Ai primi di luglio Confindustria Radio Televisioni ha tenuto la propria assemblea (privata, quella pubblica è slittata al dopo ferie per avere un quadro nomine definito) in cui il Presidente uscente Franco Siddi (ma formalmente ancora in carica nel Cda Rai) è stato confermato in quota … Mediaset. Un asse ben solido da tempo che determinò l’uscita di Sky dall’associazione nel 2016. E la Rai che fa? Aspetta le nomine e paga 250.000 euro l’anno di quota, per niente.

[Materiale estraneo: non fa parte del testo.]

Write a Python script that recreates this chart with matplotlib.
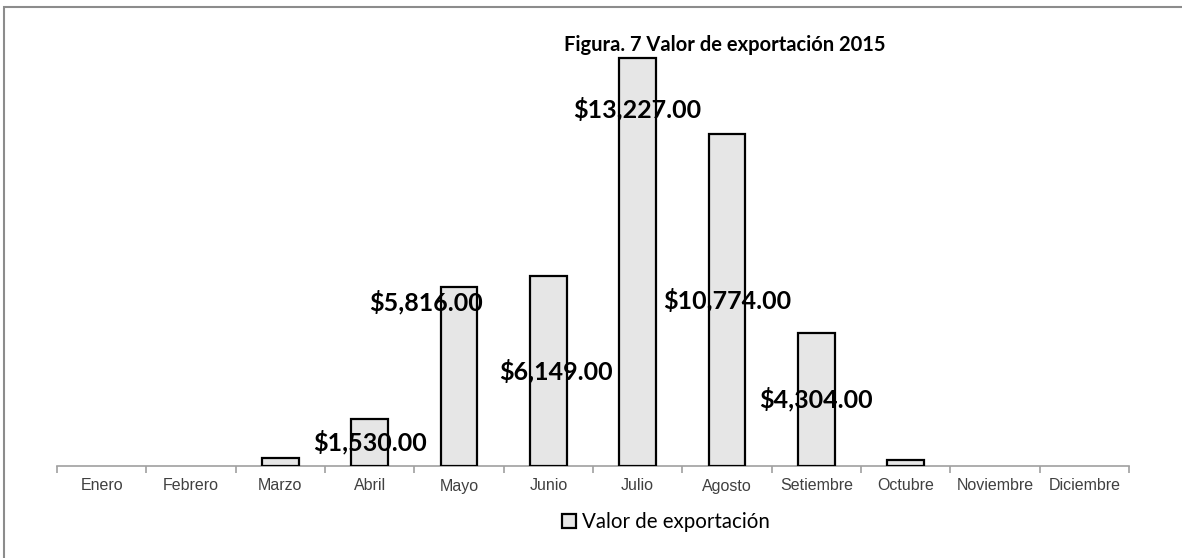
import matplotlib
matplotlib.use("Agg")
import matplotlib.pyplot as plt
from matplotlib.patches import Rectangle

# data
meses = ["Enero", "Febrero", "Marzo", "Abril", "Mayo", "Junio", "Julio",
         "Agosto", "Setiembre", "Octubre", "Noviembre", "Diciembre"]
valores = [0, 0, 250, 1530, 5816, 6149, 13227, 10774, 4304, 200, 0, 0]
mostrar_etiqueta = [False, False, False, True, True, True, True,
                    True, True, False, False, False]

W, H = 1182, 558
fig = plt.figure(figsize=(W / 100, H / 100), dpi=100)

# plot area (pixel positions of the reference)
x0, x1 = 57, 1129
y_base = 466
ymax = 14000
px_per_unit = 408 / 13227
top = y_base - ymax * px_per_unit
ax = fig.add_axes([x0 / W, 1 - y_base / H, (x1 - x0) / W, (y_base - top) / H])

x = list(range(len(meses)))
# empty months have no visible bar
alturas = [v if v > 0 else float("nan") for v in valores]
ax.bar(x, alturas, width=0.41, color="#e6e6e6", edgecolor="black",
       linewidth=1.6, label="Valor de exportación", zorder=3)

ax.set_xlim(-0.5, len(meses) - 0.5)
ax.set_ylim(0, ymax)

bold_fam = ["Lato", "DejaVu Sans"]

# data labels: most sit in the middle of the bar, two were moved by hand
frac_y = {4: 0.915, 6: 0.875}
dx = {4: -0.37, 5: 0.09}
for i, v in enumerate(valores):
    if not mostrar_etiqueta[i]:
        continue
    ax.text(i + dx.get(i, 0), v * frac_y.get(i, 0.5), f"${v:,.2f}",
            ha="center", va="center", zorder=4, family=bold_fam,
            fontsize=18, fontweight="bold")

# axis styling
for s in ["left", "right", "top"]:
    ax.spines[s].set_visible(False)
ax.spines["bottom"].set_color("#a0a0a0")
ax.spines["bottom"].set_linewidth(1.2)
ax.set_yticks([])
ax.set_xticks([i - 0.5 for i in range(len(meses) + 1)], minor=False)
ax.set_xticklabels([])
ax.tick_params(axis="x", which="major", length=5, color="#a0a0a0", width=1.2)
ax.set_xticks(x, minor=True)
ax.set_xticklabels(meses, minor=True,
                   fontfamily=["Liberation Sans", "DejaVu Sans"],
                   fontsize=11.5, color="#404040")
ax.tick_params(axis="x", which="minor", length=0, pad=9)

fig.text(725 / W, 1 - 45 / H, "Figura. 7 Valor de exportación 2015",
         ha="center", va="center", fontsize=14.5, fontweight="bold",
         family=bold_fam)

fig.legend(loc="center", bbox_to_anchor=(666 / W, 1 - 522 / H), frameon=False,
           prop=dict(family=["Lato", "DejaVu Sans"], size=14.8),
           handlelength=0.7, handleheight=0.7, handletextpad=0.3)

# outer chart border (only left and top visible in the crop)
fig.patches.append(Rectangle((4 / W, -0.1), 1.2, 1 - 7 / H + 0.1,
                             transform=fig.transFigure, fill=False,
                             edgecolor="#8c8c8c", linewidth=1.5))

fig.savefig("out.png", dpi=100)
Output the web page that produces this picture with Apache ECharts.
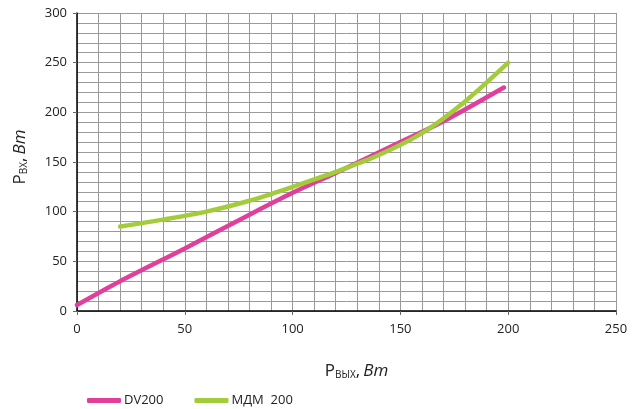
<!DOCTYPE html>
<html>
<head>
<meta charset="utf-8">
<script src="https://cdn.jsdelivr.net/npm/echarts@6/dist/echarts.min.js"></script>
<style>html,body{margin:0;padding:0;background:#fff}#c{width:638px;height:409px}</style>
</head>
<body>
<div id="c"></div>
<script>
var dvX = [0, 20, 50, 80, 100, 120, 150, 170, 198];
var dvY = [6, 30, 63, 97, 119, 139, 170, 191, 225];
var mdmX = [20, 40, 60, 80, 100, 120, 140, 160, 180, 200];
var mdmY = [85, 92, 100, 111, 125, 140, 157, 179, 211, 250];
var seriesNames = ['DV200', 'МДМ  200'];
var xTicks = [0, 50, 100, 150, 200, 250];
var yTicks = [0, 50, 100, 150, 200, 250, 300];

function pairs(xs, ys){ return xs.map(function(x,i){ return [x, ys[i]]; }); }

var FONT = 'Open Sans';
var chart = echarts.init(document.getElementById('c'), null, {renderer:'canvas'});
var gridLine = {show:true, lineStyle:{color:'#9a9a9a', width:1}};
function rich(){
  return {
    p:{fontFamily:FONT, fontSize:17, color:'#222', verticalAlign:'bottom', lineHeight:22},
    s:{fontFamily:FONT, fontSize:10, color:'#222', verticalAlign:'bottom', lineHeight:7},
    c:{fontFamily:FONT, fontSize:17, color:'#222', verticalAlign:'bottom', lineHeight:22},
    u:{fontFamily:FONT, fontSize:17, fontStyle:'italic', color:'#222', verticalAlign:'bottom', lineHeight:22}
  };
}
chart.setOption({
  animation:false,
  textStyle:{fontFamily:FONT},
  grid:{left:77, right:22, top:13, bottom:98},
  legend:{
    left:82, top:389, icon:'roundRect', itemWidth:34, itemHeight:5, itemGap:31,
    textStyle:{fontFamily:FONT, fontSize:13, color:'#222', padding:[0,0,0,-2]},
    data:seriesNames
  },
  xAxis:{
    type:'value', min:xTicks[0], max:xTicks[xTicks.length-1], interval:50,
    axisLine:{show:true, lineStyle:{color:'#000', width:1.5}},
    axisTick:{show:true, length:4, lineStyle:{color:'#666'}},
    axisLabel:{fontFamily:FONT, fontSize:13, color:'#222', margin:12},
    splitLine:gridLine,
    minorTick:{show:false, splitNumber:5},
    minorSplitLine:gridLine,
    name:'{p|P}{s|ВЫХ}{c|,} {u|Вт}',
    nameLocation:'middle', nameGap:47,
    nameTextStyle:{padding:[0,0,0,20], rich:rich()}
  },
  yAxis:{
    type:'value', min:yTicks[0], max:yTicks[yTicks.length-1], interval:50,
    axisLine:{show:true, lineStyle:{color:'#000', width:1.5}},
    axisTick:{show:true, length:4, lineStyle:{color:'#666'}},
    axisLabel:{fontFamily:FONT, fontSize:13, color:'#222', margin:10},
    splitLine:gridLine,
    minorTick:{show:false, splitNumber:5},
    minorSplitLine:gridLine,
    name:'{p|P}{s|ВХ}{c|,} {u|Вт}',
    nameLocation:'middle', nameGap:48,
    nameTextStyle:{padding:[0,0,0,10], rich:rich()}
  },
  series:[
    {name:seriesNames[0], type:'line', data:pairs(dvX, dvY), smooth:0.3, showSymbol:false,
     itemStyle:{color:'#e0409c'}, lineStyle:{color:'#e0409c', width:4.5, cap:'round'}},
    {name:seriesNames[1], type:'line', data:pairs(mdmX, mdmY), smooth:0.3, showSymbol:false,
     itemStyle:{color:'#a3cc3a'}, lineStyle:{color:'#a3cc3a', width:4.5, cap:'round'}}
  ]
});
</script>
</body>
</html>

Tutto ciò in vista dell’operatore unico per tv, tlc e radio che potrà nascere dopo l’Opa di F2i e Mediaset su EITowers? Può darsi, Governo giallo verde permettendo. Risolverebbe tutto d’un colpo il problema delle frequenze (affollamento, riserva di un terzo per le locali, passaggio dai diritti d’uso sulle frequenze a quelli sulla capacità trasmissiva, guarda caso oggetto di una recente informativa al Parlamento del Presidente Agcom Cardani) azzerando i (pochi) contributi alle tv locali che verrebbero “trasportate” gratuitamente in nome del pluralismo dell’informazione. Poi però dovrebbero stare economicamente in piedi da sole. Bisogna vedere se la Lega dei territori sarà d’accordo.
Un colpaccio che non riuscì neppure all’ex sottosegretario alle comunicazioni Giacomelli (oggi Vice Presidente di quella Commissione di Vigilanza Rai che oggi ha trombato Foa alla presidenza) nei momenti di massimo spolvero renziano. Intanto RaiWay (società quotata titolare delle torri Rai) riconferma l’interesse per Persidera e sottolinea il ruolo attivo del pubblico nel processo di consolidamento, mentre Inwitt (60% Telecom Italia) affila le armi e si dichiara interessata a far parte della partita. Si profila l’ottobre caldo delle torri. Anche perché la natura pubblica di operatore unico è contenuta in un Dpcm del governo Renzi che puo’ facilmente andare in soffitta con un altro dpcm.